The Warriors have peaked at the right time.

“We’re underdogs,” said Cantle, who runs cross country. “We stand out from everyone else. Look at some of these teams. Just looking at us, you don’t expect us to be fast.”

Cantle was born in Stirling, Scotland. At age 9, he moved to his parents’ hometown of Bristol, England, and settled in the United States at 13. Cantle’s brother, Ben, is a Viewpoint freshman who enjoys playing rugby. Cantle enjoys swimming and spending time with friends, and he’s active in Helpers for Shelters club.

O’Bryan is one of the most accomplished athletes in Westlake history.

The lone senior on the relay team helped the cross country team win a state title in 2012 and take second place the following fall.
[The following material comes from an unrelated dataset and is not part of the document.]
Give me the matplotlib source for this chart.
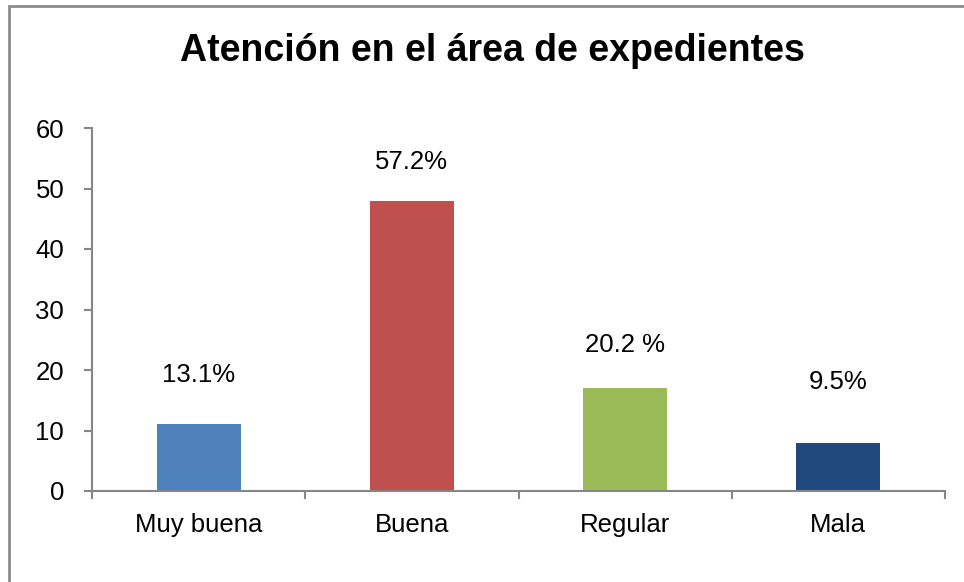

He’s capping his brilliant prep career with his first trip to the track state meet.

“It’s a big accomplishment,” O’Bryan said. “I’m so proud of it.”

O’Bryan, the first leg in the 4x400 relay, snagged Ventura County and Marmonte League championships in the 300 hurdles this spring.

He will run and jump hurdles at the U.S. Air Force Academy for assistant coach Allen Johnson, who won a gold medal in the 110 hurdles during the 1996 Olympics.

“I’m excited to learn from the best,” O’Bryan said. “He’s going to make me a much better athlete.”

O’Bryan said the Warriors are ready to race against the finest athletes in California.

“We’re going to be with the best of the best,” O’Bryan said. “It will be so much different than even Masters. It’s a way faster field, but I think we can pull off another P.R.”

O’Bryan’s brother Neil is a Westlake hurdler who will study engineering at UC Santa Barbara. The youngest O’Bryan brother, Ross, is a Warrior freshman who plays football and lacrosse.

Sean O’Bryan grew up playing soccer and baseball—he and Finch were rivals in Thousand Oaks Little League. O’Bryan is active in Homeless Helpers Club and Operation Gratitude. He volunteers at homeless shelters and is an Agoura United assistant coach.

Purdy, Finch, Cantle and O’Bryan are ready to run at state.

“We need to stay relaxed and keep doing what we’ve been doing,” Finch said. “Going up against the best teams in the state will push us even more.”